The search API would then respond with the following response:

{
  "hits": {
    "total": 1,
    "max_score": 0.5260227,
    "hits": [
      {
        "_index": "news",
        "_type": "alert",
        "_id": "1",
        "_score": 0.5260227,
        "_source": {
          "query": {
            "match": {
              "body": "space fire"
            }
          }
        }
      }
    ]
  }
}

As you can see the percolate API response is very minimalistic compared to the search API response. The percolate API basically just returns ids, whereas the the search API returns the source of the percolator and score.

Aside from returning more information, the move to the search API and its infrastructure was huge. Just by this refactoring 7 requested features (pagination support, returning _source and others) were immediately implemented, while at the same time exposing the same functionality the percolate APIs did.
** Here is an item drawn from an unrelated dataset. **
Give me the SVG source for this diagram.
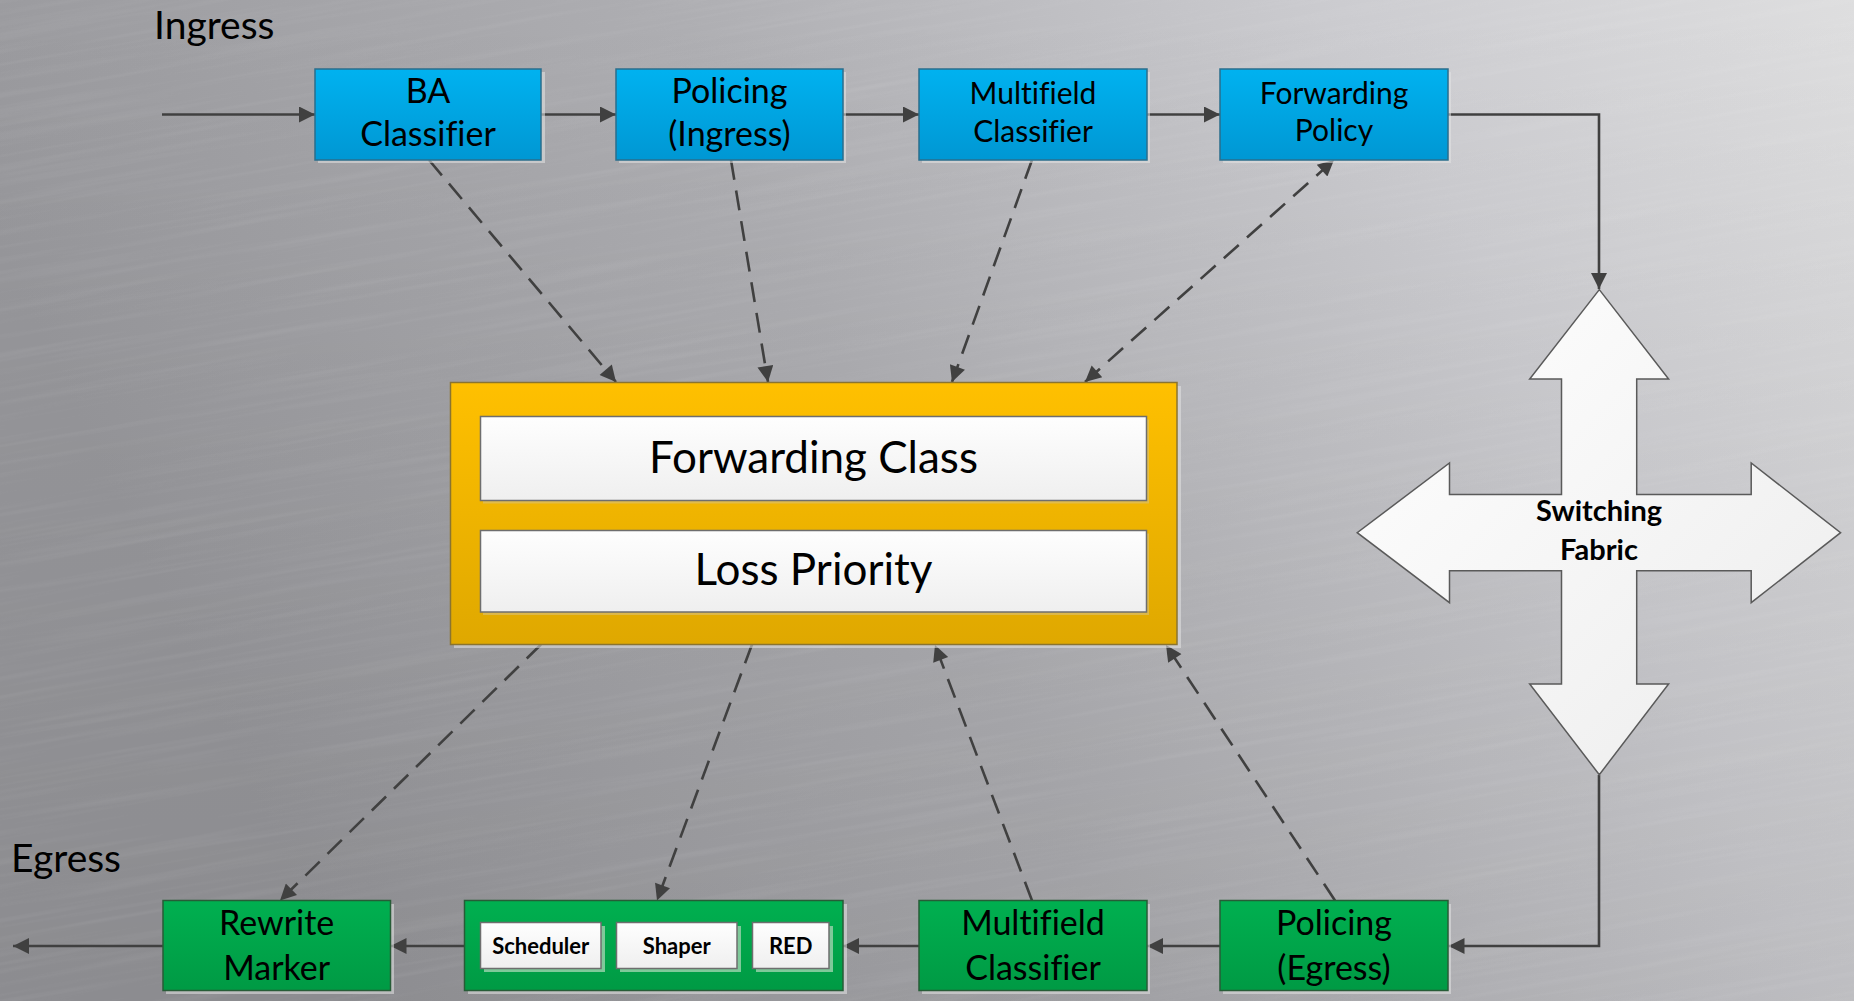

Also because the percolator is now a query, it has become much more flexible. You’re free to use the percolate in any other query. For example in a must_not clause of bool query or just define multiple percolate queries inside of a bool query. For example percolate two documents at the same time via a bool query with two percolate queries in its should clauses:

curl -XGET "http://localhost:9200/news/_search" -d'
{
  "query": {
    "bool": {
      "should": [
        {
          "percolate": {
            "field": "query",
            "document_type": "item",
            "document": {
              ...
            }
          }
        },
        {
          "percolate": {
            "field": "query",
            "document_type": "item",
            "document": {
              ...
            }
          }
        }
      ]
    }
  }
}'

In the above case this would return percolate queries that match with either documents or both.

Scoring in percolator has also changed completely. In Elasticsearch 2.x and before the percolator API didn’t return a score unless a query was specified. The query was meant to query on the percolator query’s metadata and therefore the score didn’t tell anything about how well the percolator query matches with the document being percolated. The score that the percolate query emits for each percolator query is now based on the score the in-memory Lucene index computes.

Note that if your application is using the percolate or mpercolate APIs, that you can still use these APIs after you’ve upgraded to 5.0. However these APIs have been deprecated and will not exist from Elasticsearch 6.0. This will give the opportunity to first upgrade to Elasticsearch 5.0 and then migrate to the percolate query either via the search or msearch APIs. Behind the scene
the percolate and mpercolate APIs will transform the percolate request into a search request and redirect that to the search API or msearch API.

Improving the percolator doesn’t stop. Especially the percolator field mapper will continue to get improvements, so that at search time the percolate query will need to fallback to the in-memory index for match verification less often. We would love for you to try out the latest alpha or beta release in order to test drive the improved percolator. Happy percolating!